Scrive De Sarlo: Uno dei dilemmi dell’Unità d’Italia, che ricorrono nei dibattiti storici, è se il processo di unificazione fu o meno, nella realtà, una guerra di conquista piuttosto che guerra di indipendenza e liberazione.
L’autore si dice sostenitore della prima tesi, propendendo per asserire che l’Unificazione fu una guerra di conquista dei Piemontesi. Porta a sostegno di questa tesi una serie di argomentazioni simboliche e parallelismi con il presente.
Non reputando di dover entrare in questo dibattito, sia consentita, però, questa domanda, magari per aprirlo un dibattito: è forse questa congettura alla base dell’accusa al Petruccelli?
Infine, non sia secondario leggere fino in fondo i documenti, l’emendamento di Petruccelli non fu approvato. La convenzione con la compagnia Adami fu messa ai voti e approvata in quella stessa tornata. Ma, allora, quale fu la colpa e quali i danni irreparabili alla Basilicata fatti da Petruccelli della Gattina?

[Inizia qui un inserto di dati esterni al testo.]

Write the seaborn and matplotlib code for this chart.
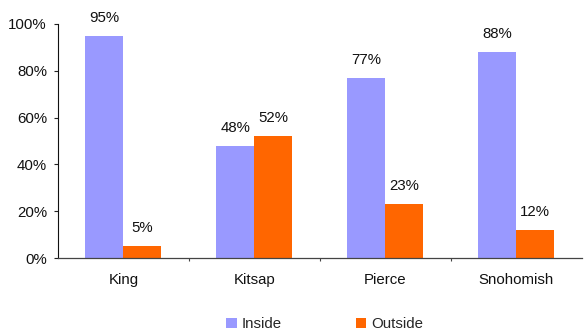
import matplotlib
matplotlib.use("Agg")
import matplotlib.pyplot as plt
import seaborn as sns
import pandas as pd
import numpy as np
from matplotlib.patches import Patch
from matplotlib.ticker import FixedLocator, PercentFormatter

categories = ["King", "Kitsap", "Pierce", "Snohomish"]
inside = [95, 48, 77, 88]
outside = [5, 52, 23, 12]
series = ["Inside", "Outside"]
colors = ["#9999FF", "#FF6600"]

df = pd.DataFrame({
    "County": categories * 2,
    "Location": [series[0]] * 4 + [series[1]] * 4,
    "Value": [v / 100 for v in inside + outside],
})

sns.set_style("white")
plt.rcParams["font.family"] = ["Liberation Sans", "DejaVu Sans"]

FS = 10.8
fig = plt.figure(figsize=(5.84, 3.33), dpi=100)
ax = fig.add_axes([0.0993, 0.225, 0.897, 0.703])

sns.barplot(data=df, x="County", y="Value", hue="Location", palette=colors,
            width=0.58, gap=0, saturation=1, ax=ax, legend=False, linewidth=0)

for cont in ax.containers:
    ax.bar_label(cont, labels=[f"{v*100:.0f}%" for v in cont.datavalues],
                 padding=8, fontsize=FS, color="#111111")

ax.set_ylim(0, 1)
ax.set_xlim(-0.5, 3.5)
ax.set_yticks(np.arange(0, 1.01, 0.2))
ax.yaxis.set_major_formatter(PercentFormatter(1.0, decimals=0))
ax.set_xlabel("")
ax.set_ylabel("")
ax.tick_params(axis="y", labelsize=FS, length=3, width=0.8, color="#222222",
               direction="out", left=True, pad=5, labelcolor="#111111")
ax.tick_params(axis="x", which="major", labelsize=FS, length=0, pad=11, labelcolor="#111111")
ax.xaxis.set_minor_locator(FixedLocator([0.5, 1.5, 2.5]))
ax.tick_params(axis="x", which="minor", length=2.5, width=0.8, color="#444444",
               direction="out", bottom=True)
for s in ["top", "right"]:
    ax.spines[s].set_visible(False)
ax.spines["left"].set_color("#111111")
ax.spines["bottom"].set_color("#444444")
ax.spines["left"].set_linewidth(0.8)
ax.spines["bottom"].set_linewidth(0.9)

handles = [Patch(facecolor=c, edgecolor="none", label=l) for c, l in zip(colors, series)]
fig.legend(handles=handles, loc="lower center", bbox_to_anchor=(0.556, -0.035), ncol=2,
           frameon=False, fontsize=FS, handlelength=0.7, handleheight=0.7,
           handletextpad=0.35, columnspacing=4.9)

fig.savefig("out.png", dpi=100)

In attesa di risposta, grazie per aver ospitato queste riflessioni, con la speranza di non avervi tediato.
Antonio Rubino
Gentile sindaco Rubino, sono io che ringrazio lei per aver voluto condividere con i nostri lettori questa sua riflessione che certamente aprirà un dibattito a cui Pietro De Sarlo non si sottrarrà e che non potrà che far bene alla nostra Basilicata.